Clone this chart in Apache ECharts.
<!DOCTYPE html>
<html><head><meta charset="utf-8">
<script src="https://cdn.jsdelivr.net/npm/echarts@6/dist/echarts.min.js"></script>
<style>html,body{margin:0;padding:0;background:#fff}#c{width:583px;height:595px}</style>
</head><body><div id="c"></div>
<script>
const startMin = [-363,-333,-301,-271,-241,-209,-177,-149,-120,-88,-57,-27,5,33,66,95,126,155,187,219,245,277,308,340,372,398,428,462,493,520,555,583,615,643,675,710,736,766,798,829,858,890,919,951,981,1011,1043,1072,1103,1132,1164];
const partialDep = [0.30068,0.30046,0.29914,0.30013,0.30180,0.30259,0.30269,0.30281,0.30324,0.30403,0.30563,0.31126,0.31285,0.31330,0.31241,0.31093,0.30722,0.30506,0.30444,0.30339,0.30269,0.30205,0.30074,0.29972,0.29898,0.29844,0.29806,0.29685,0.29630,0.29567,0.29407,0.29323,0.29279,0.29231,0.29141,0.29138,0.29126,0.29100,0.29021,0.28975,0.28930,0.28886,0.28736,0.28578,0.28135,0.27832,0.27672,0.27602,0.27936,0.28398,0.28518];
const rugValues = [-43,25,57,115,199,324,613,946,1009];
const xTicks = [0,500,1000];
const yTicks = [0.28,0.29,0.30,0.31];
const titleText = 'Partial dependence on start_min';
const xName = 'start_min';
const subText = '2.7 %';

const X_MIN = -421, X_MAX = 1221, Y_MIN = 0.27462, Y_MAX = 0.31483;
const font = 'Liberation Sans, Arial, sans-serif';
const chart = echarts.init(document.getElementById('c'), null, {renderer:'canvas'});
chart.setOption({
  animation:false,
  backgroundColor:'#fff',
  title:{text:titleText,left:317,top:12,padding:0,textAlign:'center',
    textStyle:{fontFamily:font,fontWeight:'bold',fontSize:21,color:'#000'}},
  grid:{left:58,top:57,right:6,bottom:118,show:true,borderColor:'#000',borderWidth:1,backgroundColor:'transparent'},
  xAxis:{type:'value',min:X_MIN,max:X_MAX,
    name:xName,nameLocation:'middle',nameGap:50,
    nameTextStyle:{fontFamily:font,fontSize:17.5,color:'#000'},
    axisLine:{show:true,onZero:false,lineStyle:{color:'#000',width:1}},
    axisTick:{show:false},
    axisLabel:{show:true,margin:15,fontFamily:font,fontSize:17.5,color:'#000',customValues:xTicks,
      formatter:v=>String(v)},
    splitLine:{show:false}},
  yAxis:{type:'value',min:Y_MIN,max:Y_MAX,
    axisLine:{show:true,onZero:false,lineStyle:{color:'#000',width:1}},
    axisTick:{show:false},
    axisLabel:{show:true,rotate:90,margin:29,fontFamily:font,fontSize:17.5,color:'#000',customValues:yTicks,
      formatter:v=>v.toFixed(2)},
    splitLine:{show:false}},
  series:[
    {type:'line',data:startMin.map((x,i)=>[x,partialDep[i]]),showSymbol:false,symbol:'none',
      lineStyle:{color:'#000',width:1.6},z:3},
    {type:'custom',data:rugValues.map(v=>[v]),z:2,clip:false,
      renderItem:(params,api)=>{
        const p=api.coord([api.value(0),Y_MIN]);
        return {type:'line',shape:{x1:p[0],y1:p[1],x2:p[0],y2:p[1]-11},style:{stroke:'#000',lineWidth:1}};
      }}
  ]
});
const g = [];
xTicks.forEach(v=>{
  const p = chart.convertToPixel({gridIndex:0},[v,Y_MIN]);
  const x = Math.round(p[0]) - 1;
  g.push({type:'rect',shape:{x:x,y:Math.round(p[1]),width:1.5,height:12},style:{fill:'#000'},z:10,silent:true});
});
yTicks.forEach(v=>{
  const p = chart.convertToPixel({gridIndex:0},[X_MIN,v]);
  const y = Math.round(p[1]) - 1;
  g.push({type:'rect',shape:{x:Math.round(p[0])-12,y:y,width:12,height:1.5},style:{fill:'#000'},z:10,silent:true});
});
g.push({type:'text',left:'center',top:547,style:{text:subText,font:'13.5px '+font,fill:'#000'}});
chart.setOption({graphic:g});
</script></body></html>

········

#### [What to produce]
Repeat every line of the data, exactly and in full.

#### [Full response]
Clone this chart in Apache ECharts.
<!DOCTYPE html>
<html><head><meta charset="utf-8">
<script src="https://cdn.jsdelivr.net/npm/echarts@6/dist/echarts.min.js"></script>
<style>html,body{margin:0;padding:0;background:#fff}#c{width:583px;height:595px}</style>
</head><body><div id="c"></div>
<script>
const startMin = [-363,-333,-301,-271,-241,-209,-177,-149,-120,-88,-57,-27,5,33,66,95,126,155,187,219,245,277,308,340,372,398,428,462,493,520,555,583,615,643,675,710,736,766,798,829,858,890,919,951,981,1011,1043,1072,1103,1132,1164];
const partialDep = [0.30068,0.30046,0.29914,0.30013,0.30180,0.30259,0.30269,0.30281,0.30324,0.30403,0.30563,0.31126,0.31285,0.31330,0.31241,0.31093,0.30722,0.30506,0.30444,0.30339,0.30269,0.30205,0.30074,0.29972,0.29898,0.29844,0.29806,0.29685,0.29630,0.29567,0.29407,0.29323,0.29279,0.29231,0.29141,0.29138,0.29126,0.29100,0.29021,0.28975,0.28930,0.28886,0.28736,0.28578,0.28135,0.27832,0.27672,0.27602,0.27936,0.28398,0.28518];
const rugValues = [-43,25,57,115,199,324,613,946,1009];
const xTicks = [0,500,1000];
const yTicks = [0.28,0.29,0.30,0.31];
const titleText = 'Partial dependence on start_min';
const xName = 'start_min';
const subText = '2.7 %';

const X_MIN = -421, X_MAX = 1221, Y_MIN = 0.27462, Y_MAX = 0.31483;
const font = 'Liberation Sans, Arial, sans-serif';
const chart = echarts.init(document.getElementById('c'), null, {renderer:'canvas'});
chart.setOption({
  animation:false,
  backgroundColor:'#fff',
  title:{text:titleText,left:317,top:12,padding:0,textAlign:'center',
    textStyle:{fontFamily:font,fontWeight:'bold',fontSize:21,color:'#000'}},
  grid:{left:58,top:57,right:6,bottom:118,show:true,borderColor:'#000',borderWidth:1,backgroundColor:'transparent'},
  xAxis:{type:'value',min:X_MIN,max:X_MAX,
    name:xName,nameLocation:'middle',nameGap:50,
    nameTextStyle:{fontFamily:font,fontSize:17.5,color:'#000'},
    axisLine:{show:true,onZero:false,lineStyle:{color:'#000',width:1}},
    axisTick:{show:false},
    axisLabel:{show:true,margin:15,fontFamily:font,fontSize:17.5,color:'#000',customValues:xTicks,
      formatter:v=>String(v)},
    splitLine:{show:false}},
  yAxis:{type:'value',min:Y_MIN,max:Y_MAX,
    axisLine:{show:true,onZero:false,lineStyle:{color:'#000',width:1}},
    axisTick:{show:false},
    axisLabel:{show:true,rotate:90,margin:29,fontFamily:font,fontSize:17.5,color:'#000',customValues:yTicks,
      formatter:v=>v.toFixed(2)},
    splitLine:{show:false}},
  series:[
    {type:'line',data:startMin.map((x,i)=>[x,partialDep[i]]),showSymbol:false,symbol:'none',
      lineStyle:{color:'#000',width:1.6},z:3},
    {type:'custom',data:rugValues.map(v=>[v]),z:2,clip:false,
      renderItem:(params,api)=>{
        const p=api.coord([api.value(0),Y_MIN]);
        return {type:'line',shape:{x1:p[0],y1:p[1],x2:p[0],y2:p[1]-11},style:{stroke:'#000',lineWidth:1}};
      }}
  ]
});
const g = [];
xTicks.forEach(v=>{
  const p = chart.convertToPixel({gridIndex:0},[v,Y_MIN]);
  const x = Math.round(p[0]) - 1;
  g.push({type:'rect',shape:{x:x,y:Math.round(p[1]),width:1.5,height:12},style:{fill:'#000'},z:10,silent:true});
});
yTicks.forEach(v=>{
  const p = chart.convertToPixel({gridIndex:0},[X_MIN,v]);
  const y = Math.round(p[1]) - 1;
  g.push({type:'rect',shape:{x:Math.round(p[0])-12,y:y,width:12,height:1.5},style:{fill:'#000'},z:10,silent:true});
});
g.push({type:'text',left:'center',top:547,style:{text:subText,font:'13.5px '+font,fill:'#000'}});
chart.setOption({graphic:g});
</script></body></html>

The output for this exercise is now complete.